Hi KosCyp
I'll have a go at answering your questions
QBE is an insurer. They insure people against potential risks. So they collect Premiums today and cover against risks such as cyclones or floods that may occur at some time in the future. As an insurer they have to be good at assessing risk. They are good at this in Australia and the Australian arm of the business has good metrics. Meaning they insure someone for a dollar and on average pay out 90 cents in claims. Leaving a healthy profit. Numbers change all the time but you need good underwriting skills to assess risk. Bad underwriting means you insure someone for a dollar and pay out $1.10 in claims.
Historically QBE grew by acquisition. They brought out other insurers overseas. Problem is
a) GFC in Europe and US meant some people could not afford to re insure so they lost income
b) They made a motza on housing insurance in US. Government changed the rules so they are not making the motza in this market segment anymore
c) Bad underwriting in Overseas markets made for bad numbers and loses from overseas operations
d) Low interest rates means they are not getting good returns on they money they have invested
e) High A$ means you lose money when you convert US assets to A$
So back to the premium. They have the premium but they don't know what they have to pay out by way of claims in the future. By law they have to put a certain amount of money in cash type assets Govt bonds etc so they can pay out on a claim later on.

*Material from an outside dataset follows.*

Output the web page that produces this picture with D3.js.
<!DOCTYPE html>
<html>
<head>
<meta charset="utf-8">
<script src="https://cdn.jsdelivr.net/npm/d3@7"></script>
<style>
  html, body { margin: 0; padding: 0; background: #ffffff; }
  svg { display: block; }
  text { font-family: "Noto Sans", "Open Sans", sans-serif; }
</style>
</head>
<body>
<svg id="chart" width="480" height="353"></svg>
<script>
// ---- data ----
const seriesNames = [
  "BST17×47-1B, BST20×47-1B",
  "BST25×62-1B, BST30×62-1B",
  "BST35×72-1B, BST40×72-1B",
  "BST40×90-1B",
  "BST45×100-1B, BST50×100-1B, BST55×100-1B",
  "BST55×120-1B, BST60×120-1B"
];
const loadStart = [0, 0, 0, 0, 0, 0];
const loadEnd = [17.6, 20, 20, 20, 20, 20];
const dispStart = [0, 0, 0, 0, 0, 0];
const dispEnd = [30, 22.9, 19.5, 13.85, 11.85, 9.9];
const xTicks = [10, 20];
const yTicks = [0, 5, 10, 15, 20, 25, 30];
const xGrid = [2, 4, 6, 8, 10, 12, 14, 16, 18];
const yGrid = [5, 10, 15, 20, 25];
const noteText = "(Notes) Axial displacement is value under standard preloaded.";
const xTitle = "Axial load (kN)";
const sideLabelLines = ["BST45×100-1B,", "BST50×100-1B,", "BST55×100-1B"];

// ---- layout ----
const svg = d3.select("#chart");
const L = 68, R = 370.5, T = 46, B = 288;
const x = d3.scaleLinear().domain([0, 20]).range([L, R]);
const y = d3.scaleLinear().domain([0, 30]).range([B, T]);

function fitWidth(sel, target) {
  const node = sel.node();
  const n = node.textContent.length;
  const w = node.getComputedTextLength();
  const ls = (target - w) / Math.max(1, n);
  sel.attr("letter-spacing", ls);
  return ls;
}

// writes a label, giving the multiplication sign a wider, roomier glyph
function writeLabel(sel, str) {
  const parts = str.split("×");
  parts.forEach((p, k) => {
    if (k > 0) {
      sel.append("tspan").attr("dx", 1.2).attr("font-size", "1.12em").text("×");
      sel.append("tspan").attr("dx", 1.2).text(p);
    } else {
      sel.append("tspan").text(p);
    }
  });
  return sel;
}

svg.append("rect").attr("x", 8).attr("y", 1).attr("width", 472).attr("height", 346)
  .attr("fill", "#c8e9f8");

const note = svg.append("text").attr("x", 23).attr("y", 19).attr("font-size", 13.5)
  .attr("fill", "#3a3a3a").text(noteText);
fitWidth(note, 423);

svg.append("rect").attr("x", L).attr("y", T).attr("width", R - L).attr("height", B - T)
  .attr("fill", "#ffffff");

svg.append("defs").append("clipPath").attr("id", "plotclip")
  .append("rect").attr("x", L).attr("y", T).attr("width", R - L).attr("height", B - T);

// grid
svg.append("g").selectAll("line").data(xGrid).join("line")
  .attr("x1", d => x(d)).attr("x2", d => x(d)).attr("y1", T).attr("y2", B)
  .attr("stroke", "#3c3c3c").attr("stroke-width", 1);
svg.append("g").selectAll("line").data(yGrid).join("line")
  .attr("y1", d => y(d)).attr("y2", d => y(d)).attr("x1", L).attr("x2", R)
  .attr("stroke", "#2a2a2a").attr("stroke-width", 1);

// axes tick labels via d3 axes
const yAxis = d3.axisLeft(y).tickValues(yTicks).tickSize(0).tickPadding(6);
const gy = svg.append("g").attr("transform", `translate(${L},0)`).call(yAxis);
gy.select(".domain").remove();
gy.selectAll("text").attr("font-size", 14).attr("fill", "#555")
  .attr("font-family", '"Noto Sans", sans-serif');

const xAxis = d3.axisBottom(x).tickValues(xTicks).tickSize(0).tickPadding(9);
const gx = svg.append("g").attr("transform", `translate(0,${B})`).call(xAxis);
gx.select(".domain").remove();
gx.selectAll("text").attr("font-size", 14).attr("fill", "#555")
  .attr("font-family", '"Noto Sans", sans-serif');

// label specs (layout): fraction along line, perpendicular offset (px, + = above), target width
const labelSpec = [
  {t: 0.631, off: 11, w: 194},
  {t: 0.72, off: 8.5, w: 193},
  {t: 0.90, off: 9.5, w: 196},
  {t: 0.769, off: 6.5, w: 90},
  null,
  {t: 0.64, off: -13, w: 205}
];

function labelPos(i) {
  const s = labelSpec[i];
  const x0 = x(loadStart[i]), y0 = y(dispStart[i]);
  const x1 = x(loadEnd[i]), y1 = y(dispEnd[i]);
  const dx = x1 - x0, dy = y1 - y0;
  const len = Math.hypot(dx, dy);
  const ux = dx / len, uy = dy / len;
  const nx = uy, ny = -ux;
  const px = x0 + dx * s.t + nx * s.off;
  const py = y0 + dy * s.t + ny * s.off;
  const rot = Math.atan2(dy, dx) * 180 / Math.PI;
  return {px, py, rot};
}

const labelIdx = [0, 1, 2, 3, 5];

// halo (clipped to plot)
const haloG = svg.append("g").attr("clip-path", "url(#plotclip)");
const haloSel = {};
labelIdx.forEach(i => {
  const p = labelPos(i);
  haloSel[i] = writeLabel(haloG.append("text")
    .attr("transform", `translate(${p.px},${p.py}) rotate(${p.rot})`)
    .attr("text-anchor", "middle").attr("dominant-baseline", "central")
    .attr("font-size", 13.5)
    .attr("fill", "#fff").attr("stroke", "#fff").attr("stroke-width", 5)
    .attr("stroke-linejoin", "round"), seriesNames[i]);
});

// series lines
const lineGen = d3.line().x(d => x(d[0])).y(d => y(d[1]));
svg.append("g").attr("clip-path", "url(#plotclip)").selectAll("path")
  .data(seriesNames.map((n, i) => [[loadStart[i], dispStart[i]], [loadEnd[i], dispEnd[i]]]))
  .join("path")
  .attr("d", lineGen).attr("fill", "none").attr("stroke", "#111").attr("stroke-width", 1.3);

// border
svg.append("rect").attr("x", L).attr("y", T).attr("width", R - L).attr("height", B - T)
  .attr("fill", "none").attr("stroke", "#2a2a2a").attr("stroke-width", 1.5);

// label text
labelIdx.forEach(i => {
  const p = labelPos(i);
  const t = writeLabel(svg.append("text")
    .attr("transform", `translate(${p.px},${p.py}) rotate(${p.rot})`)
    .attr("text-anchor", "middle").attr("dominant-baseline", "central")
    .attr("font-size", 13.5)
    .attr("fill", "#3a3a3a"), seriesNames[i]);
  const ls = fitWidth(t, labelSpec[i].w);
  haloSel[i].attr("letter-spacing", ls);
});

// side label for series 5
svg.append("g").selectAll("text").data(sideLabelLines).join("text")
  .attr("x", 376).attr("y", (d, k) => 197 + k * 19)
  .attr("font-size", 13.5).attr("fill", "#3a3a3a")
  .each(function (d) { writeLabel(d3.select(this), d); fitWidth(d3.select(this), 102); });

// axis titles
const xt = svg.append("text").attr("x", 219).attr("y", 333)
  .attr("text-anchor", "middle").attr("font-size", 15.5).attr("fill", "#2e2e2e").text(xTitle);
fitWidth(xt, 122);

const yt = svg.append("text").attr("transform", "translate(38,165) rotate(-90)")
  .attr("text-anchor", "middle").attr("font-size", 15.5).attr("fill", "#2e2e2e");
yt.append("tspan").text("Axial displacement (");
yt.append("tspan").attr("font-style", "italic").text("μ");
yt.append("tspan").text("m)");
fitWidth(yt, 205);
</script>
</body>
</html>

Back in the good old days they got 55% of their profits from the interest they earned on these deposits. Back then the $A was worth 80 cents like it is now and US interest rates were higher than they are now.

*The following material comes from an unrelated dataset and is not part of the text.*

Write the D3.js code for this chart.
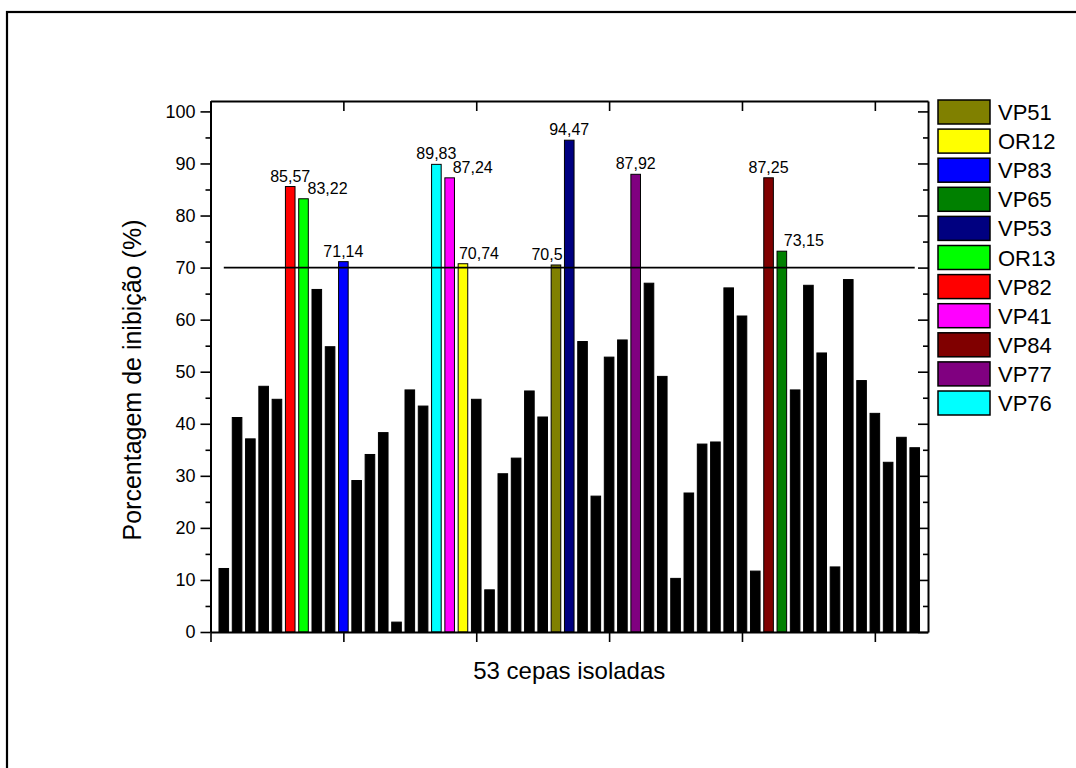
<!DOCTYPE html>
<html>
<head>
<meta charset="utf-8">
<script src="https://cdn.jsdelivr.net/npm/d3@7"></script>
<style>
  html, body { margin: 0; padding: 0; background: #fff; }
  svg { display: block; }
  text { font-family: "Liberation Sans", Arial, sans-serif; fill: #000; }
</style>
</head>
<body>
<svg id="chart" width="1076" height="768"></svg>
<script>
// ---- data ----
const values = [
  12.2, 41.2, 37.1, 47.2, 44.7, 85.57, 83.22, 65.8, 54.8, 71.14,
  29.1, 34.1, 38.3, 1.9, 46.5, 43.4, 89.83, 87.24, 70.74, 44.7,
  8.1, 30.4, 33.4, 46.3, 41.3, 70.5, 94.47, 55.8, 26.1, 52.8,
  56.1, 87.92, 67.0, 49.1, 10.3, 26.7, 36.1, 36.5, 66.1, 60.7,
  11.7, 87.25, 73.15, 46.5, 66.6, 53.6, 12.5, 67.7, 48.3, 42.0,
  32.6, 37.4, 35.4
];
// strain name for highlighted bars (by bar number, 1-based)
const highlighted = [
  { bar: 6,  name: "VP82", label: "85,57" },
  { bar: 7,  name: "OR13", label: "83,22" },
  { bar: 10, name: "VP83", label: "71,14" },
  { bar: 17, name: "VP76", label: "89,83" },
  { bar: 18, name: "VP41", label: "87,24" },
  { bar: 19, name: "OR12", label: "70,74" },
  { bar: 26, name: "VP51", label: "70,5" },
  { bar: 27, name: "VP53", label: "94,47" },
  { bar: 32, name: "VP77", label: "87,92" },
  { bar: 42, name: "VP84", label: "87,25" },
  { bar: 43, name: "VP65", label: "73,15" }
];
const legendNames = ["VP51", "OR12", "VP83", "VP65", "VP53", "OR13", "VP82", "VP41", "VP84", "VP77", "VP76"];
const legendColors = ["#808000", "#FFFF00", "#0000FF", "#008000", "#000080", "#00FF00", "#FF0000", "#FF00FF", "#800000", "#800080", "#00FFFF"];
const yTicks = [0, 10, 20, 30, 40, 50, 60, 70, 80, 90, 100];
const yMinorTicks = [5, 15, 25, 35, 45, 55, 65, 75, 85, 95];
const xTicks = [0, 10, 20, 30, 40, 50];
const threshold = 70;
const xTitle = "53 cepas isoladas";
const yTitle = "Porcentagem de inibição (%)";

// ---- layout (styles) ----
const labelNudge = { "OR13": 24, "VP41": 23, "OR12": 16, "VP51": -9, "VP65": 22 };
const colorOf = new Map(legendNames.map((n, i) => [n, legendColors[i]]));
const hiByBar = new Map(highlighted.map(h => [h.bar, h]));

const svg = d3.select("#chart");

// outer frame
svg.append("rect")
  .attr("x", 7).attr("y", 12).attr("width", 1120).attr("height", 820)
  .attr("fill", "none").attr("stroke", "#000").attr("stroke-width", 2.2);

const x = d3.scaleLinear().domain([0, 54]).range([210.5, 928]);
const y = d3.scaleLinear().domain([0, 102]).range([632, 101]);
const barW = 9.6;

const bars = values.map((v, i) => ({ n: i + 1, v }));

// bars
svg.append("g").selectAll("rect").data(bars).join("rect")
  .attr("x", d => x(d.n) - barW / 2)
  .attr("y", d => y(d.v))
  .attr("width", barW)
  .attr("height", d => y(0) - y(d.v))
  .attr("fill", d => hiByBar.has(d.n) ? colorOf.get(hiByBar.get(d.n).name) : "#000")
  .attr("stroke", "#000")
  .attr("stroke-width", 1);

// threshold line
svg.append("line")
  .attr("x1", x(1)).attr("x2", x(53))
  .attr("y1", y(threshold)).attr("y2", y(threshold))
  .attr("stroke", "#000").attr("stroke-width", 1.6);

// value labels
svg.append("g").selectAll("text").data(highlighted).join("text")
  .attr("x", d => x(d.bar) + (labelNudge[d.name] || 0))
  .attr("y", d => y(values[d.bar - 1]) - 5)
  .attr("text-anchor", "middle")
  .attr("font-size", 16)
  .text(d => d.label);

// axes
function styleAxis(g) {
  g.select(".domain").attr("stroke-width", 2);
  g.selectAll(".tick line").attr("stroke-width", 1.6);
}
// left
svg.append("g").attr("transform", `translate(${x(0)},0)`)
  .call(d3.axisLeft(y).tickValues(yTicks).tickSize(10).tickSizeOuter(0).tickPadding(5).tickFormat(d3.format("d")))
  .call(styleAxis)
  .call(g => g.selectAll(".tick text").attr("font-size", 18).attr("font-family", "Liberation Sans, Arial, sans-serif").attr("fill", "#000"));
svg.append("g").attr("transform", `translate(${x(0)},0)`)
  .call(d3.axisLeft(y).tickValues(yMinorTicks).tickSize(5).tickSizeOuter(0).tickFormat(""))
  .call(styleAxis).call(g => g.select(".domain").remove());
// right (ticks inward)
svg.append("g").attr("transform", `translate(${x(54)},0)`)
  .call(d3.axisLeft(y).tickValues(yTicks).tickSize(10).tickSizeOuter(0).tickFormat(""))
  .call(styleAxis);
svg.append("g").attr("transform", `translate(${x(54)},0)`)
  .call(d3.axisLeft(y).tickValues(yMinorTicks).tickSize(5).tickSizeOuter(0).tickFormat(""))
  .call(styleAxis).call(g => g.select(".domain").remove());
// bottom
svg.append("g").attr("transform", `translate(0,${y(0)})`)
  .call(d3.axisBottom(x).tickValues(xTicks).tickSize(10).tickSizeOuter(0).tickFormat(""))
  .call(styleAxis);
// top (ticks inward)
svg.append("g").attr("transform", `translate(0,${y(102)})`)
  .call(d3.axisBottom(x).tickValues(xTicks).tickSize(10).tickSizeOuter(0).tickFormat(""))
  .call(styleAxis);

// axis titles
svg.append("text")
  .attr("x", (x(0) + x(54)) / 2).attr("y", 679)
  .attr("text-anchor", "middle").attr("font-size", 24)
  .text(xTitle);
svg.append("text")
  .attr("transform", `translate(141,380) rotate(-90)`)
  .attr("text-anchor", "middle").attr("font-size", 25)
  .text(yTitle);

// legend
const lg = svg.append("g").attr("transform", "translate(938,100)");
const items = lg.selectAll("g").data(legendNames).join("g")
  .attr("transform", (d, i) => `translate(0,${i * 29.1})`);
items.append("rect")
  .attr("width", 52).attr("height", 24)
  .attr("fill", (d, i) => legendColors[i])
  .attr("stroke", "#000").attr("stroke-width", 1.5);
items.append("text")
  .attr("x", 60).attr("y", 20)
  .attr("font-size", 22)
  .text(d => d);
</script>
</body>
</html>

The US is their largest market so they hold more $$$ in US cash type assets. So when interest rates go up they make more money on the investment = more profit. PROVIDED THEIR IS NOT AN ABNORMALLY HIGH CLAIMS HISTORY. So interest rates could go up and we could have a bad cyclone season. QBE would make more $$$ from higher interest rates but then have to pay it out on more claims.
Assuming a benign claims year and higher interest rates you make more profit. Then when you convert the profit into $A it is increased when the $A is 80 cents US and you reduce the profit in $A when it is US120 cents. So higher profits come from higher interest rates and a lower A$.
So in February we will be converting US profits on cash reserves to $A at 80 cents not 100 cents. It does not matter when the A$ dropped July - Dec but when the numbers come out in Feb 2015 we want the A$ to be low relative to US$
My conclusion is the agency has greater access to recent numbers from QBE than we do. They are basically saying the fundamentals of the core business of insurance is improving. So in February I expect to hear better insurance metrics driving better profits boosted by a lower A$. Then next year if interest rates pick up that will be a bonus. If not the improvements in the insurance business should continue to drive better returns.